Dr. Yosef Wosk, right, with Max Wyman, 2017. (photo by Fred Cawsey)
The Yosef Wosk Poetry Initiative at the Jewish Community Centre of Greater Vancouver, which began in 2009, marked its 10th year with a celebratory gathering of artists and poets and with the publication of a commemorative book earlier this year. In addition, the Yosef Wosk Poets’ Corner, along with the adjacent Poet Laureates Garden, was inaugurated on the newly renovated top floor of the downtown central Vancouver Public Library – it was named in recognition of Dr.
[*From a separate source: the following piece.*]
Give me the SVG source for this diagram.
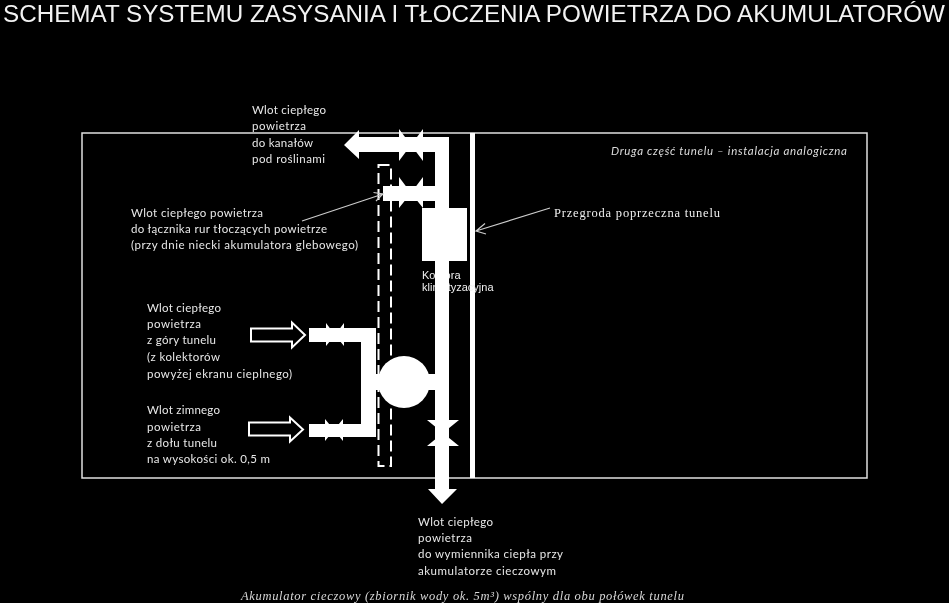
<svg xmlns="http://www.w3.org/2000/svg" width="949" height="603" viewBox="0 0 949 603">
<defs><filter id="soft" x="0" y="0" width="100%" height="100%" filterUnits="objectBoundingBox"><feGaussianBlur stdDeviation="0.35"/></filter></defs>
<style>
.l{font-family:Lato,"Open Sans",sans-serif;font-size:11.5px;fill:#e8e8e8}
.i{font-family:Lato,"Open Sans",sans-serif;font-size:11.5px;font-style:italic;fill:#dcdcdc}
.w{fill:#fff}
.h{fill:#000;stroke:#fff;stroke-width:2}
.t{fill:none;stroke:#ccc;stroke-width:1.2}
.d{fill:none;stroke:#fff;stroke-width:2;stroke-dasharray:11 5}
</style>
<rect width="949" height="603" fill="#000"/>
<g filter="url(#soft)">
<text x="3" y="22" textLength="942" lengthAdjust="spacingAndGlyphs" font-family="Liberation Sans,Arial,sans-serif" font-size="23.5" fill="#f2f2f2">SCHEMAT SYSTEMU ZASYSANIA I TŁOCZENIA POWIETRZA DO AKUMULATORÓW</text>
<g id="tunnel"><rect x="82" y="133" width="785" height="345" fill="none" stroke="#e0e0e0" stroke-width="1.5"/>
<text class="i" x="611" y="155" textLength="236">Druga część tunelu – instalacja analogiczna</text></g>
<g id="partition"><rect x="470" y="133" width="5" height="345" class="w"/>
<text x="554" y="217" textLength="166" font-family="Liberation Serif,serif" font-size="12.5" fill="#f0f0f0">Przegroda poprzeczna tunelu</text></g>
<g id="basin"><rect x="378.500" y="165" width="12.500" height="301" class="d"/></g>
<g id="connectors">
<path class="w" d="M344 145L359 130V137H449V489H457L442 504L428 489H435V152H359V159Z"/>
<rect class="w" x="383" y="186" width="52" height="15"/>
<path class="w" d="M309 328H376V374H435V390H376V437H309V424H361V342H309Z"/>
<path class="t" d="M302 221L383 194M373.500 192.500L383 194L376 201"/>
<path class="t" d="M550 208L476 231M485 223.500L476 231L486 234"/>
</g>
<g id="chamber"><rect class="w" x="422" y="208" width="45" height="53"/>
<text x="422" y="279" font-family="Liberation Sans,Arial,sans-serif" font-size="11" fill="#f0f0f0">Komora</text>
<text x="422" y="291" font-family="Liberation Sans,Arial,sans-serif" font-size="11" fill="#f0f0f0">klimatyzacyjna</text>
<rect class="w" x="435" y="261" width="14" height="40"/></g>
<g id="fan"><circle class="w" cx="404" cy="382" r="26"/></g>
<g id="valve-top"><path class="w" d="M399 129L411 145L423 129V161L411 145L399 161Z"/></g>
<g id="valve-mid"><path class="w" d="M399 177L411 193L423 177V208L411 193L399 208Z"/></g>
<g id="valve-upper"><path class="w" d="M326 323L335 335L344 323V346L335 335L326 346Z"/></g>
<g id="valve-lower"><path class="w" d="M325 419L334 430L343 419V441L334 430L325 441Z"/></g>
<g id="valve-bottom"><path class="w" d="M427 420H459L443 433L459 446H427L443 433Z"/></g>
<g id="inlet-upper"><path class="h" d="M251 328.500H292V322.500L305 335L292 347.500V341.500H251Z"/></g>
<g id="inlet-lower"><path class="h" d="M249 422.500H290V417.500L303 429.500L290 441.500V435.500H249Z"/></g>
<g id="label-canals">
<text class="l" x="252" y="114" textLength="74">Wlot ciepłego</text>
<text class="l" x="252" y="130" textLength="54">powietrza</text>
<text class="l" x="252" y="147" textLength="61">do kanałów</text>
<text class="l" x="252" y="163" textLength="73">pod roślinami</text></g>
<g id="label-connector">
<text class="l" x="131" y="217" textLength="132">Wlot ciepłego powietrza</text>
<text class="l" x="131" y="233" textLength="196">do łącznika rur tłoczących powietrze</text>
<text class="l" x="131" y="249" textLength="227">(przy dnie niecki akumulatora glebowego)</text></g>
<g id="label-warm">
<text class="l" x="147" y="312" textLength="74">Wlot ciepłego</text>
<text class="l" x="147" y="328" textLength="54">powietrza</text>
<text class="l" x="147" y="344" textLength="69">z góry tunelu</text>
<text class="l" x="147" y="361" textLength="73">(z kolektorów</text>
<text class="l" x="147" y="378" textLength="145">powyżej ekranu cieplnego)</text></g>
<g id="label-cold">
<text class="l" x="147" y="414" textLength="73">Wlot zimnego</text>
<text class="l" x="147" y="431" textLength="54">powietrza</text>
<text class="l" x="147" y="447" textLength="70">z dołu tunelu</text>
<text class="l" x="147" y="463" textLength="123">na wysokości ok. 0,5 m</text></g>
<g id="label-exchanger">
<text class="l" x="418" y="526" textLength="75">Wlot ciepłego</text>
<text class="l" x="418" y="542" textLength="54">powietrza</text>
<text class="l" x="418" y="558" textLength="145">do wymiennika ciepła przy</text>
<text class="l" x="418" y="575" textLength="138">akumulatorze cieczowym</text></g>
<g id="label-tank"><text x="241" y="600" textLength="443" font-family="Liberation Serif,serif" font-style="italic" font-size="12.5" fill="#d8d8d8">Akumulator cieczowy (zbiornik wody ok. 5m³) wspólny dla obu połówek tunelu</text></g>
</g>
</svg>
Yosef Wosk’s decades-long support of the VPL.
Wosk was an early major donor to the redevelopment of the eighth and ninth floors and the roof of the central branch of VPL and was asked to serve as honourary chair of the VPL campaign in 2018/19. The architect for the renovations, as for the library itself, was Moshe Safdie, while Cornelia Hahn Oberlander designed an extensive garden to complement her roof garden that crowns the award-winning structure.
In the library world, Wosk – who has established more than 400 libraries on all seven continents over the past 20 years – was able to fund more than 50 new initiatives in 2018/19, including 20 libraries in remote Himalayan villages and 37 in Jewish communities throughout the world.
As a writer and publisher, Wosk’s work has appeared in a number of publications. Most recently, these include having curated and written the preface for Memories of Jewish Poland: The 1932 Photographs of Nachum Tim Gidal, featuring photographs by Gidal from Wosk’s and the Israel Museum’s collections (Gefen Publishing, Jerusalem and New York, 2019). He also initiated and funded a biography, written by Christopher Best, of Faye Leung, the effervescent pioneer in the Chinese and real estate communities, affectionately known as the Hat Lady (Warfleet Press, 2020).
Wosk’s essay “On the Wings of Forever” was published in the online Ormsby Review this year in collaboration with the Canadian Academy of Independent Scholars. The editor’s preface notes that: “With prose as profound and learned as it is clear and accessible, here Wosk examines and appreciates the role of museums and museum workers in the digitizing modern world. It’s not gloom ’n’ doom. Instead, he outlines what he calls ‘a stirring vision, one of innovative technology on a human scale, heart-centred and soul-sized.’”
In collaboration with the Canadian Museums Association, Wosk helped transform the President’s Award into the President’s Medal; he also commissioned the medal and wrote the introduction in the booklet that accompanies the honorific, which was first awarded in 2019.
The province-wide Max Wyman Award for Critical Writing in the Arts, which was inaugurated by Wosk in 2017, formed an alliance this year with the VIVA Awards (the Shadbolt Foundation), which will begin in 2020.
In academia, Wosk was reappointed this year as an adjunct professor in humanities at Simon Fraser University and completed four years as a Shadbolt Fellow at SFU, where he was recently named a Simons Fellow.
During the year, Wosk served on 11 boards in the Jewish and general communities in areas such as education, medical research, museums, libraries, literature, business and the arts. These boards have included the Vancouver Holocaust Education Centre, Schara Tzedeck Cemetery Board, CHILD Foundation, Museums Foundation of Canada and Pacific Torah Institute. He was also an ambassador for the Vancouver Sculpture Biennale and is completing a second term with the B.C. Arts Council.